Day 17. You're pretty good with words but words won't save your life. (17/1/19)

(Soundtrack: Frank Zappa & The Mothers of Invention 'We're Only In It For The Money'. Because I posted that I'd tried a best of Zappa and still found him to be unbearable smart arse indulgent nonsense. People replied, saying things like, 'You need to try this. Or this. Or this. Try the Mothers stuff, it's great. Try 'We're Only In It..' it's a fantastic satire on the late 60s hippie movement.

Two tracks in and I want to kill people. Can't go 10 seconds without a self-consciously wacky/zany time change or comedy skit. It's infuriating.

Soundtrack: The Hold Steady 'Boys and Girls In America. Thank god: tunes and energy)

I hope you realise that brief aside is probably half of tonight's blog.

I'm a bit late, aren't I? We went out for tea. Did that thing where you leave the house, have something to eat in the hotel round the corner, something to drink and remember that the two of you still exist and you've got stuff in common. Where you speculate that our attire, J in a business dress, me in suit and overcoat, may influence the scant other diners into thinking we've just met at a conference of some kind and anything may happen: "look, she's laughing, they've started flirting", Nah, mate, thirty years down the line, I'm just really bloody funny. I genuinely have a certificate to prove it. But then, so does that Irish bloke in the dress who used to say 'feck' on the BBC until he realised he could get away with the actual word (that sentence cleaned up for the benefit of my mother) and get a bigger laugh.

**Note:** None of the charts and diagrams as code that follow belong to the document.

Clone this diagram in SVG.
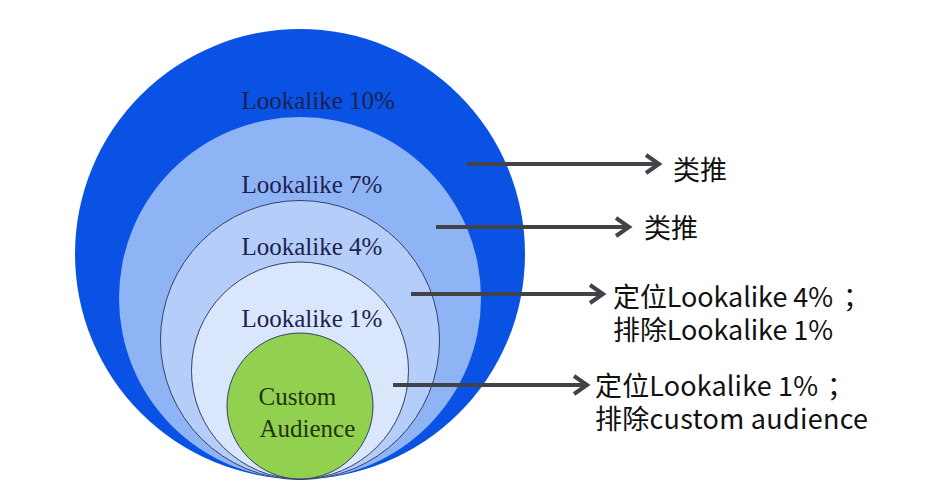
<svg xmlns="http://www.w3.org/2000/svg" width="932" height="504" viewBox="0 0 932 504">
<defs>
<style>
.ser{font-family:"Liberation Serif","Times New Roman",serif;font-size:25px;fill:#1c2150}
.cus{font-family:"Liberation Serif","Times New Roman",serif;font-size:25px;fill:#1e3512}
.cjk{font-family:"Noto Sans CJK SC","Noto Sans",sans-serif;font-size:27px;fill:#111111}
.ring{stroke:#34406a;stroke-width:1}
.conn{stroke:#414349;stroke-width:4;fill:none}
</style>
<marker id="arr" markerUnits="userSpaceOnUse" markerWidth="24" markerHeight="24" refX="16" refY="12" orient="auto" viewBox="0 0 24 24">
<path d="M3,3 L16,12 L3,21" fill="none" stroke="#414349" stroke-width="4" stroke-linejoin="miter" stroke-linecap="butt"/>
</marker>
</defs>
<rect width="932" height="504" fill="#ffffff"/>
<g id="lookalike10">
<circle cx="300" cy="254" r="225" fill="#0a52e4"/>
<text class="ser" x="241.5" y="109">Lookalike 10%</text>
</g>
<g id="lookalike7">
<circle cx="300" cy="298" r="181" fill="#8fb4f5"/>
<text class="ser" x="241.5" y="193">Lookalike 7%</text>
</g>
<g id="lookalike4">
<circle cx="300" cy="340" r="139.5" fill="#b4cdf9" class="ring"/>
<text class="ser" x="241.5" y="255">Lookalike 4%</text>
</g>
<g id="lookalike1">
<circle cx="300" cy="370.5" r="108.5" fill="#dae6fb" class="ring"/>
<text class="ser" x="241.5" y="327">Lookalike 1%</text>
</g>
<g id="custom">
<circle cx="300" cy="406" r="73" fill="#92d050" class="ring"/>
<text class="cus" x="258.5" y="405">Custom</text>
<text class="cus" x="259.5" y="437">Audience</text>
</g>
<g id="connectors">
<line class="conn" x1="467" y1="164" x2="659" y2="164" marker-end="url(#arr)"/>
<line class="conn" x1="436" y1="227" x2="629" y2="227" marker-end="url(#arr)"/>
<line class="conn" x1="411" y1="294" x2="603" y2="294" marker-end="url(#arr)"/>
<line class="conn" x1="393" y1="385" x2="587" y2="385" marker-end="url(#arr)"/>
</g>
<g id="label1">
<text class="cjk" x="673" y="180">类推</text>
</g>
<g id="label2">
<text class="cjk" x="644" y="238">类推</text>
</g>
<g id="label3">
<text class="cjk" x="613" y="307" textLength="220">定位Lookalike 4%</text>
<text class="cjk" x="843" y="307">；</text>
<text class="cjk" x="613" y="340" textLength="220">排除Lookalike 1%</text>
</g>
<g id="label4">
<text class="cjk" x="595" y="396" textLength="223">定位Lookalike 1%</text>
<text class="cjk" x="827" y="396">；</text>
<text class="cjk" x="595" y="429" textLength="273">排除custom audience</text>
</g>
</svg>
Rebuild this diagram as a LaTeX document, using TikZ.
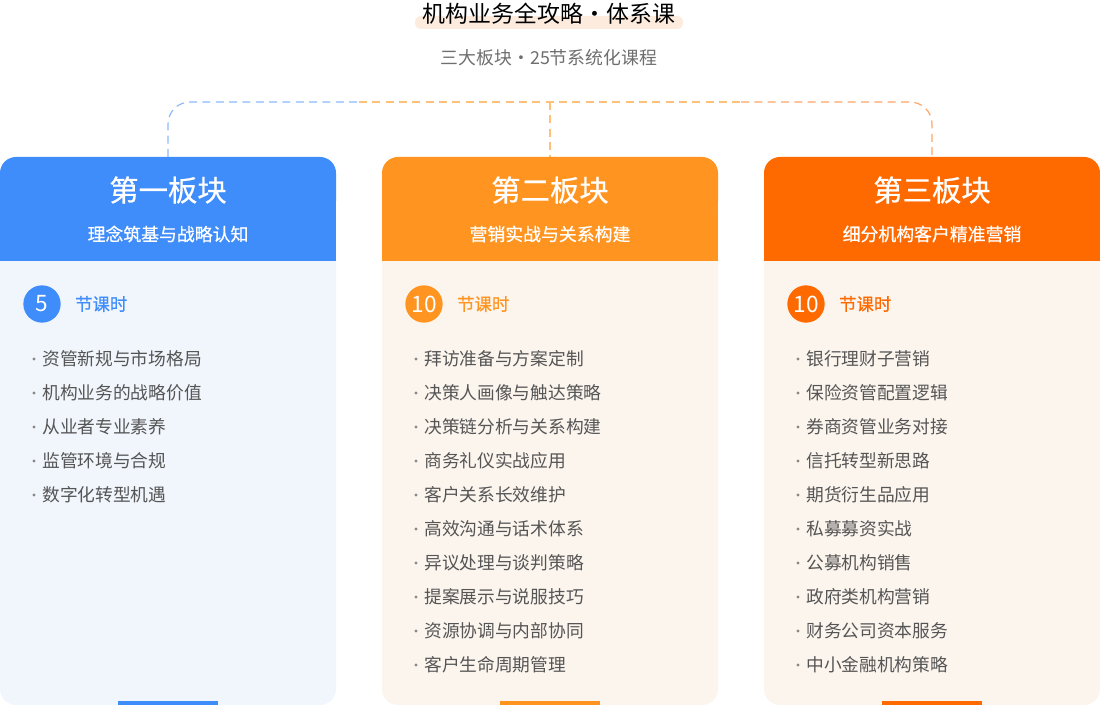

And trust me, the actual word gets big laughs. If you know how to use it. I do.

So, since that's clearly not what I'm talking about, in the way that the first couple of hundred words are very rarely what I'm talking about, what am I talking about tonight?

I passed this girl in the street. 5:45ish on the way to the station. Late twenties-ish. That's unimportant. What's important is this:

She was the same height as me. In flat shoes.

I'm 6'1". Ish.

There was this night in 1986. Somewhere in that space between meeting J on a night out with mates and actually ringing her up (at work, at lunchtime, we've done this, haven't we? Look at the original blog, look at the day I won Valentines Day forever. Probably Feb 14th I'd imagine). I was thinking about J a lot in that month but I didn't actually expect to ever see her again so I was continuing in a hapless and hopeless Saturday night State manner. And I was dancing with this girl. Who was as tall as me. She lived in London, I remember that much. At least, she said she lived in London; even then, naive and gullible as I was, I doubted it was anything resembling the truth. She wasn't even vaguely interested. I knew how to recognise that attitude, I'd had a lot of practice. She was tall, though.

And it struck me as that other girl passed me on the corner of North John Street that the girl from the eighties would be in her fifties now. After all, I am and time, on the whole is pretty linear and, talk about Einsteinian relativity as much as you like, we're all currently moving ahead at equal speeds.

I wonder what she did with her life. Wonder what she does now. Wonder if she's still with us; I mean, we've left people behind over the years and life happens to you sometimes. She could be anybody, I never knew her name, I've no way of finding out:

"Hey Siri, that tall girl I met in the eighties in The State? Can you check up on her for us? Just to see if she's okay." That'd be some tech that.

I wonder what happened to Marie who I copped for one night in The State in 1985. There was kissing by a phone box. I gave her my number. Think I didn't want to take hers because that would mean I'd have to make the call and I didn't know if I had the courage for that kind of thing right then. She rang. I kind of mumbled uninterested platitudes let her know I wasn't interested without saying so. "Well, there was no harm ringing, was there?" she said, politely and with more kindness than I probably deserved. "No, no harm ringing." I answered. And that was that.

I think of that at times. Think about the fact that wasn't very nice.

Don't think I've ever told J that. Amazing the things that come out when you just start writing.

Wherever Marie is, I hope it's all been good. Everything has to happen for the right reason and we weren't the right reason for each other.

I was waiting for something. Had no idea what. Knew I was only ever attracted to girls who were clearly out of my league. Knew I was only ever attracted to girls who were never attracted to me.

I wonder what happened to that girl from the shop down the road from the Kwik Save in Walton Vale. My mates reckoned she was besotted with me. And there was a taxi after a party where the girl I wanted to pull for hadn't turned up. A taxi where I got out near ours and let her go on to hers. Again, not covered with glory there.

I was waiting though. I knew I was waiting then, I had no idea what I was waiting for.

I was waiting for something fantastic, waiting for somebody out of my league.

And that's what I got.

Turns out I was waiting for nights like tonight. I was waiting for thirty years of nights like tonight.

Just like tonight's blog, you've no way of knowing where you're going to end up. But when you get there you'll know it was where you were supposed to be.